Abstract

IN his Friday evening discourse delivered at the Royal Institution on January 25, Sir Richard Livingstone discussed the relation of modern civilisation to ancient Greece. Starting in a world where men believed that Zeus made thunder and that the sun and moon were gods, the Greeks originated science. Their actual scientific and philosophic achievement was remarkable (witness Aristarchus's discovery of the heliocentric system, the anticipation of modern thought in Anaximander's notion that men originate from animals of a different species, and Democritus's atomic thory). But even more remarkable is the grasp on the ideal of science shown in such sayings as: “Thought is the supreme excellence of men and wisdom consists in saying what is true and acting according to Nature, listening to her” (Heraclitus), and “It is a sin that Reason should be the subject or servant of anyone; its place is to be ruler of all” (Plato). Further, they grasped the idea of a civilisation based on the development of the useful arts. This appears in the myth of Prometheus as expounded by Aeschylus, in the “Antigone“and in many other passages in Greek literature. In this sense the Greeks were the creators of the characteristic spirit of modern civilisation. They grasped the ideal of science as completely as any of their successors.

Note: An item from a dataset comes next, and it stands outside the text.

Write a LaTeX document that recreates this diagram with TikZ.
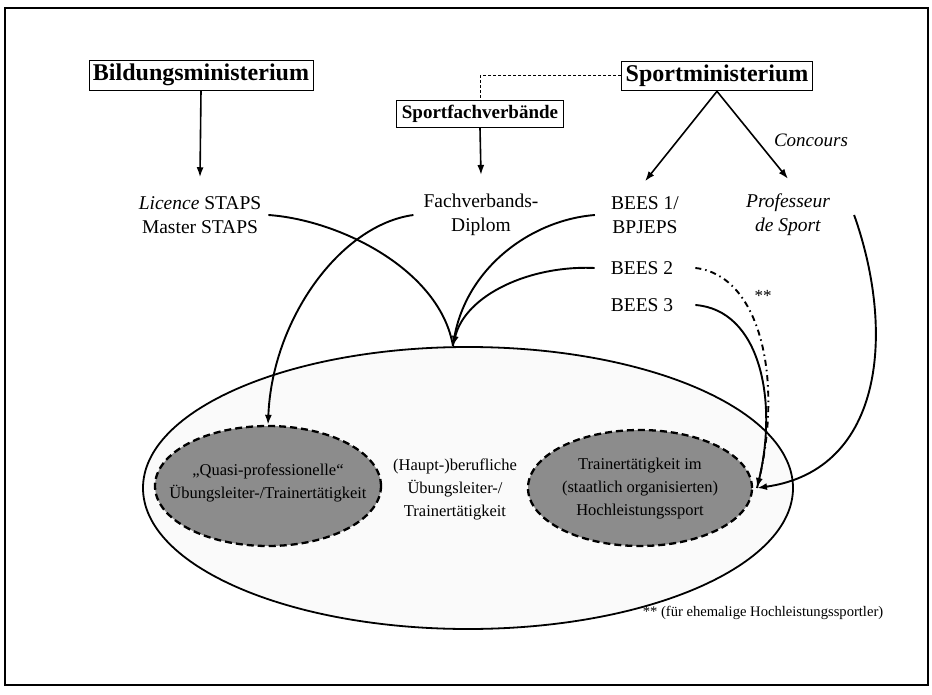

We have carried scientific discovery and technology to heights of which they never dreamed. But they formed a clearer and perhaps higher conception than we of the life which men should lead against the background of material civilisation. They can correct our civilisation not only by the example of an existence, of which Goethe said that of all men the Greeks had dreamed the dream of life best, but also by reminding us that life is essentially a human problem and that ethics and political science are as fascinating as, and even more important than, physical science.